Riversimple is inviting entrepreneurs, engineers, and designers to develop other vehicles based on its designs, which have been licensed to 40 Fires, a UK-based non-profit open source foundation. 40 Fires already used the design to create the Hyrban, another small hydrogen fuel cell car. The organization will try to build an active community of car developers using a wikipedia-style website.
The OScar Car Project, which started way back in 1999, is also planning to build a wiki. According to the organization’s “manifesto,” the goal is to build a car “without an engineering center, without a boss, without money, and without borders…but with the help of the collective creativity of the Internet community.”

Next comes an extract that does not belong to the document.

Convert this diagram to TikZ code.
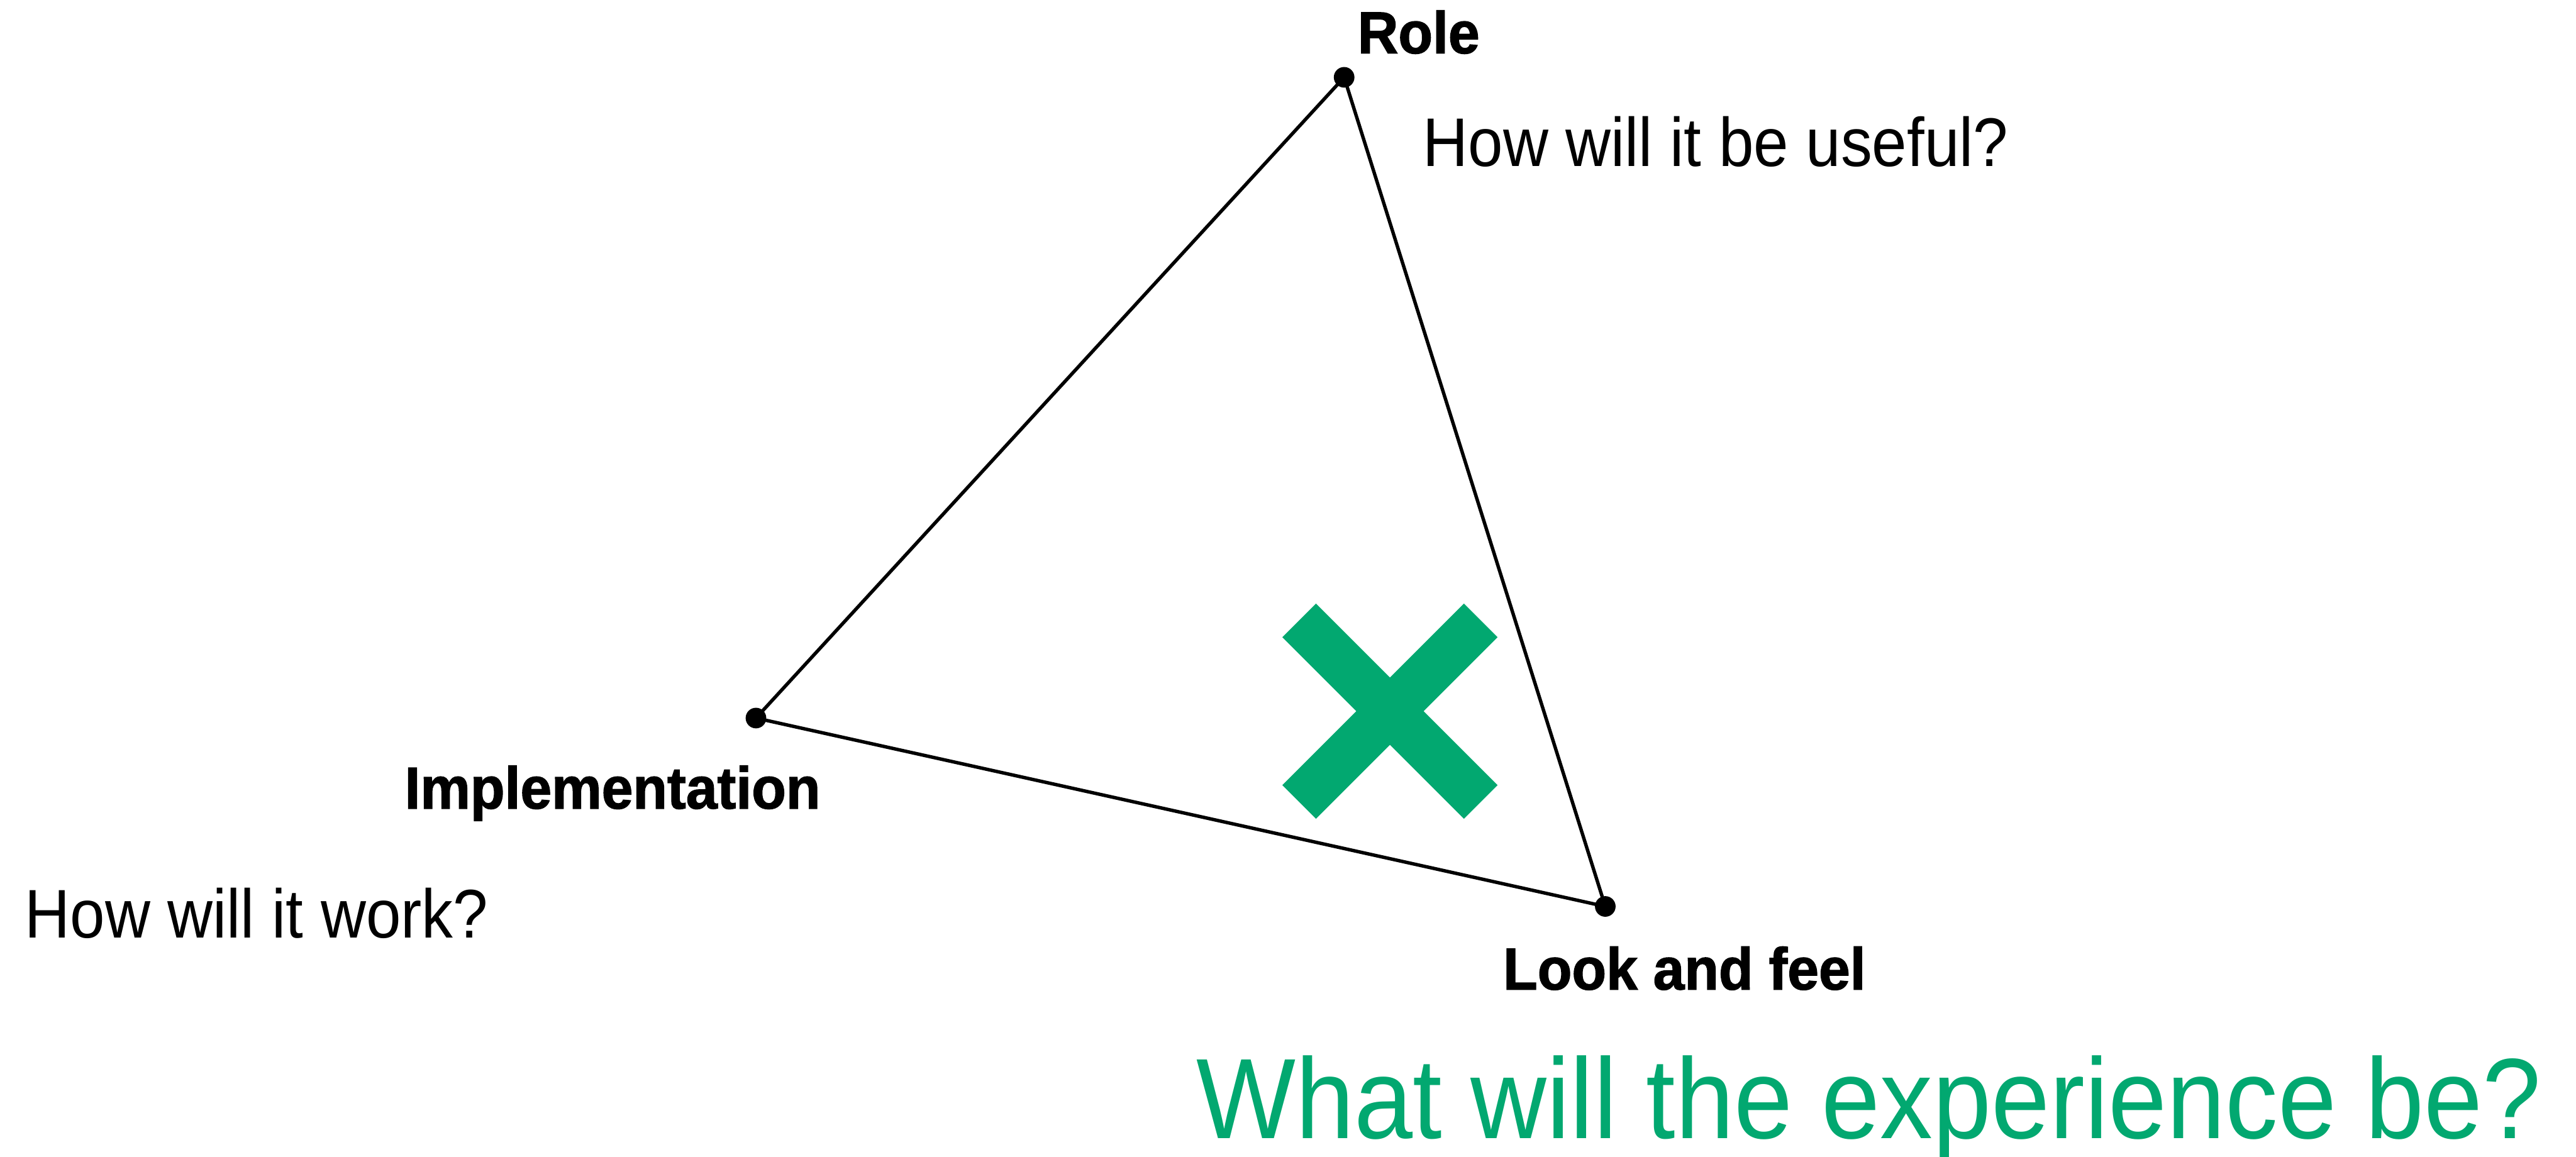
\documentclass[tikz,border=0pt]{standalone}
\usepackage{fontspec}
\setmainfont{Liberation Sans}
\newfontfamily\plainfont[FakeStretch=0.91]{Liberation Sans}
\newfontfamily\headlinefont[FakeStretch=0.92]{Liberation Sans}
\newfontfamily\headfont[FakeStretch=0.95,BoldFeatures={FakeBold=1.5}]{Liberation Sans}
\definecolor{accent}{HTML}{02A870}
\begin{document}
\begin{tikzpicture}[x=0.01cm,y=-0.01cm,
  vertex/.style={circle,fill=black,inner sep=0pt,minimum size=0.36cm},
  edge/.style={line width=1.7pt,black},
  corner/.style={anchor=base west,inner sep=0pt,font=\headfont\bfseries\fontsize{29.4}{32}\selectfont},
  question/.style={anchor=base west,inner sep=0pt,font=\plainfont\fontsize{34.2}{40}\selectfont},
  headline/.style={anchor=base west,inner sep=0pt,text=accent,font=\headlinefont\fontsize{56.8}{64}\selectfont}]
\useasboundingbox (0,0) rectangle (4498,2020);

% corners of the triangle
\node[vertex] (role) at (2347,135) {};
\node[vertex] (impl) at (1320,1254) {};
\node[vertex] (look) at (2803,1583) {};

\draw[edge] (role.center) -- (impl.center) -- (look.center) -- (role.center);

% labels
\node[corner] (rolelabel) at (2370,93) {Role};
\node[corner] (impllabel) at (706,1412) {Implementation};
\node[corner] (looklabel) at (2624,1728) {Look and feel};

\node[question] (useful) at (2484,290) {How will it be useful?};
\node[question] (work) at (43,1638) {How will it work?};
\node[headline] (experience) at (2088,1988) {What will the experience be?};

% the cross mark
\coordinate (xc) at (2427,1242);
\draw[accent,line width=23.6pt] ([shift={(-158.5,-158.5)}]xc) -- ([shift={(158.5,158.5)}]xc);
\draw[accent,line width=23.6pt] ([shift={(-158.5,158.5)}]xc) -- ([shift={(158.5,-158.5)}]xc);
\end{tikzpicture}
\end{document}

Unlike The OScar Project or 40 Fires, Mass.-based Local Motors is a for-profit company. It takes the “crowdsourcing” idea a step further by asking automotive designers to upload images of their creations. Web visitors then vote on their favorite design, which moves to the next phase of development. The Local Motors community chose the first vehicle for production— the Rally Fighter, a decidedly un-hybrid-looking high-riding quasi-military two-door car that promises a clean diesel powertrain capable of 30 mpg. The car was designed by Sangho Kim, a 29-year-old student with about one year of experience in car design. “This is the first ever car designed through a community,” said Jay Rogers, CEO of Local Motors. “You can take part in the building process of the car.” Local Motors began accepting $99 deposits on the Rally Fighter on July 15.
It remains to be seen if any of these open source cars see the light of day. But their existence—and the ideas that power them—shows that there’s never been a better time for enterprising souls (and companies) with a passion for cars and sustainability. What’s your big idea?